Strong reactions have erupted after far-right wing politician Geert Wilders was found guilty of inciting racial discrimination against Dutch Moroccans in a court on Friday.
Wilders was condemned for his actions leading a PVV party rally calling for ‘fewer, fewer’ Moroccans in March 2014 – and now has a criminal record – but he received no punishment from the three judges.
The leader of the PVV, currently leading in some polls prior to general elections in March, did not attend most of the trial or verdict. But he frequently tweeted about hearings in what he called the ‘fake court’ – conduct the judge said was ‘unworthy’ of a politician.
Wilders’ laywer, Geert-Jan Knoops, immediately issued a statement to say he would appeal, and within an hour of the verdict, Wilders posted a YouTube video saying: ‘The Netherlands has become a sick country. The judge who convicted me [has] restricted the freedom of speech for millions of Dutch.’
Rutte: retract speech
But prime minister Mark Rutte told his weekly Friday press conference that ‘The Netherlands is not sick…[but] a constitutional democracy’, according to NOS broadcaster. He added, reported the Telegraaf, that his Liberal VVD party will not work with the PVV in a new government unless Wilders withdraws his ‘fewer Moroccans’ statements.
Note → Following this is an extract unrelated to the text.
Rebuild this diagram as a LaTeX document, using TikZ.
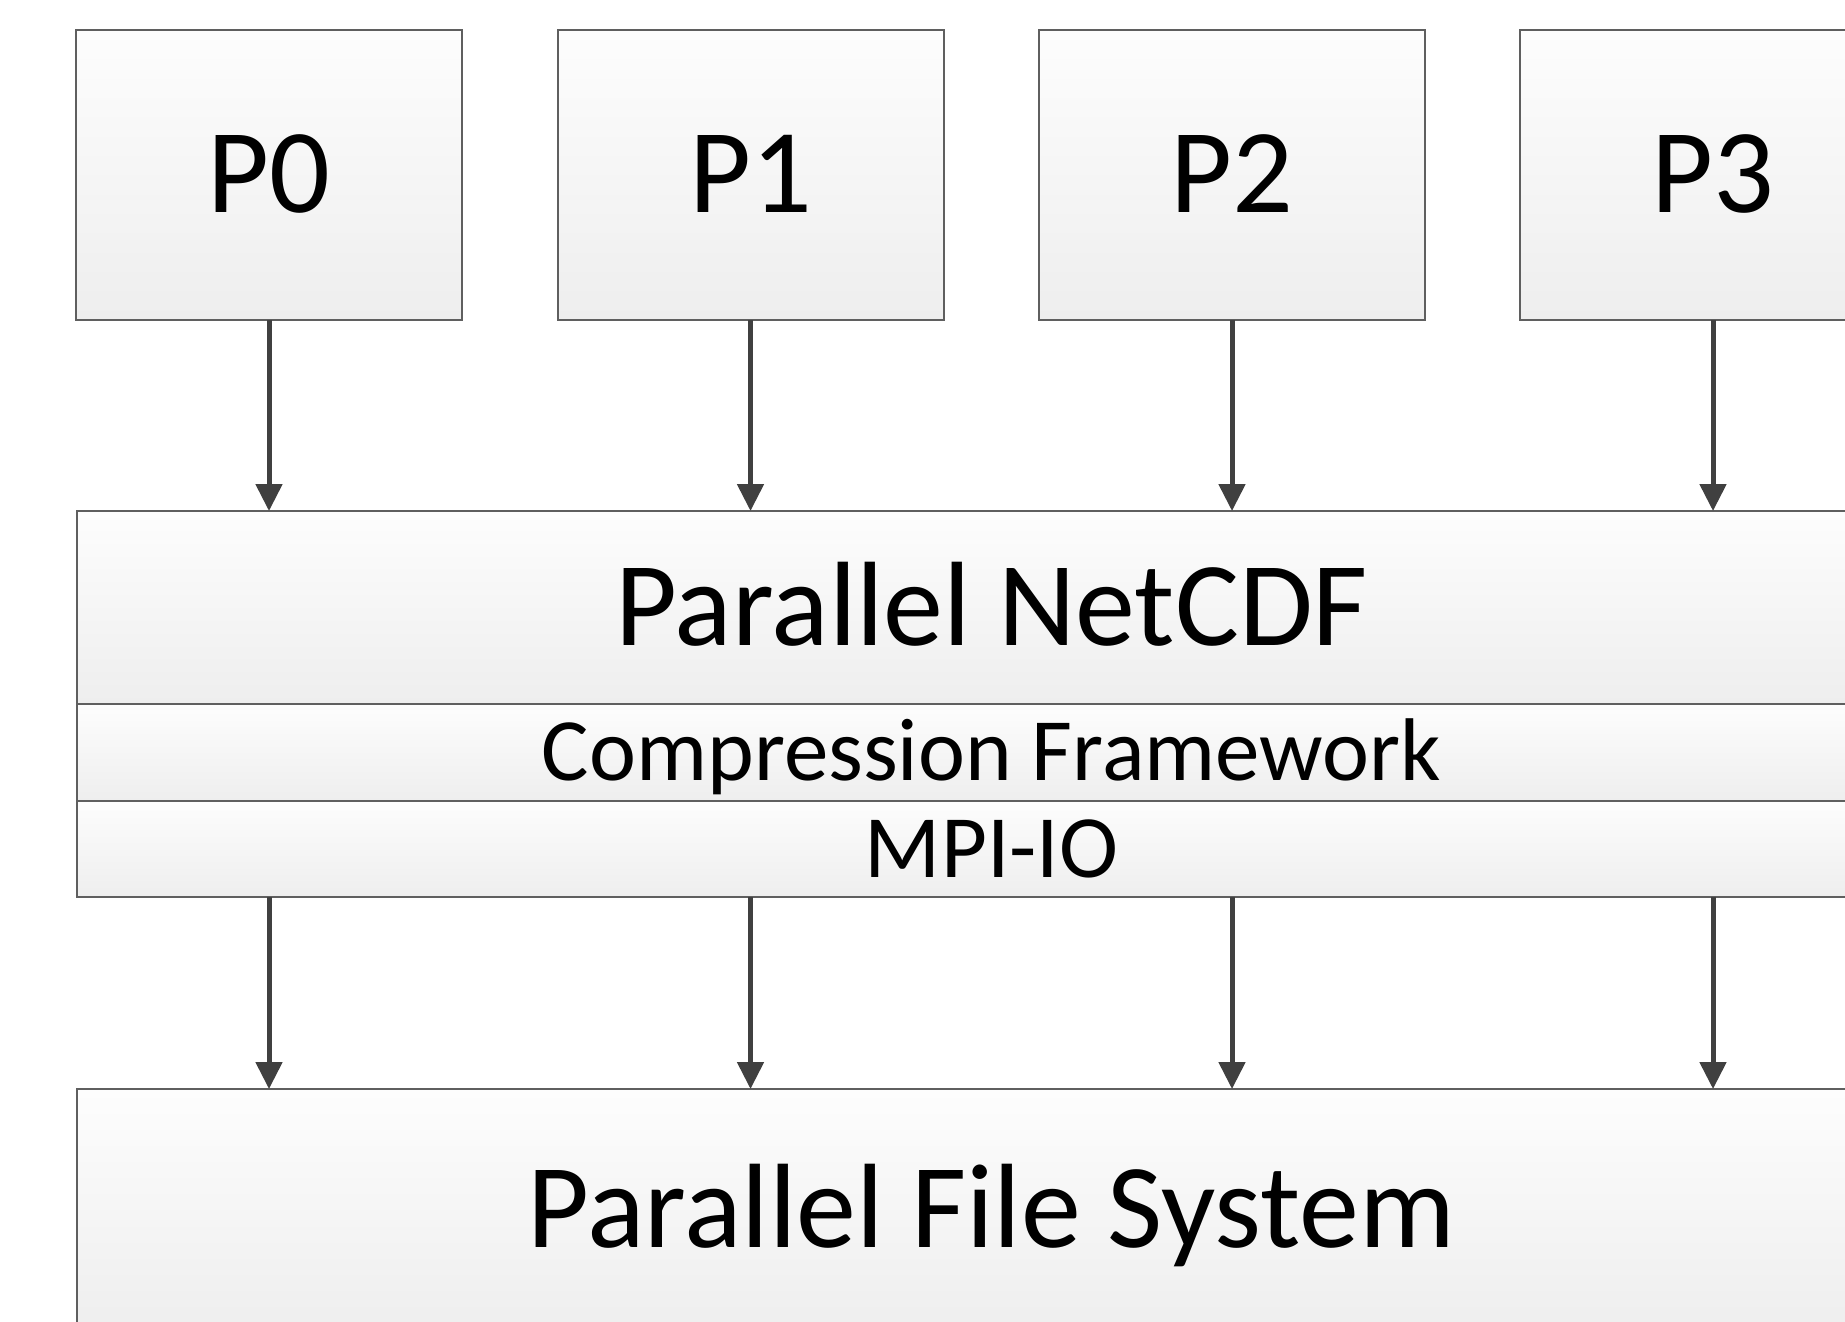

The criminal court case was based on almost 6,500 official complaints after Wilders asked a televised party rally in The Hague on 19th March 2014 if there should be ‘more or fewer Moroccans in the Netherlands’. The court heard that a pre-arranged chant of ‘fewer, fewer’ had been seeded through the crowd.
‘It doesn’t matter that Wilders gave another message afterwards [saying he was referring only to criminal Moroccans and benefits claimants],’ said the judge. ‘The message that evening from the podium, via the media, was loud and proud and did its work…The group was collectively dismissed as inferior to other Dutch people.’
Some experts told the Volkskrant that giving a sentence without a punishment could be counterproductive. Afshin Ellian, a professor of jurisprudence said: ‘If you think he needed to be prosecuted, and proved the offences, you should also impose a penalty…This shows that the whole Wilders case is a parody of the criminal justice system.’
Paul Cliteur, professor of jurisprudence at Leiden University who was called as an expert witness, said: ‘It would have been better if the Dutch state had sent a clear signal [to terrorists] via a Dutch court that we foster a broad notion of the freedom of expression in the Netherlands. Wilders now has a criminal record, and has all the hassle of countries that do not allow him entry.’
At the court itself, representatives of the people whose complaints fuelled the case, were happy with the verdict – which did not award any damages and said both sides must pay their own costs. Wilders’ criminal record is not thought to preclude him from being a politician but might limit his travel abroad.
Abdou Menebhi, one of the people who registered a complaint, said: ‘For the first time, Wilders has been condemned for racism and discrimination: half a million people feel the threat of Wilders every day. This gives us trust in the legal process. I hope people who vote for Wilders will listen.’
Michiel Pestman, lawyer for some of the complainants, said: ‘It’s a unique decision. This is the first time that a court has said that minorities need special protection and even a politician should be very careful about what he says. There is a debate in the Netherlands about whether this has given Wilders free publicity, but he has to pay his lawyers.’
Meanwhile Lucien Nix, a solicitor for the council of Moroccan mosques in Holland added that his clients would be discussing bringing a civil process. ‘The Netherlands can take a deep breath of relief,” he added. “Moroccan Dutch people have felt robbed of their dignity and a heightened sense of discrimination. We have waited for this for a long time.’
Wilders was officially charged with defaming a group and inciting racial discrimination, but was found not guilty of a charge of inciting racial hatred.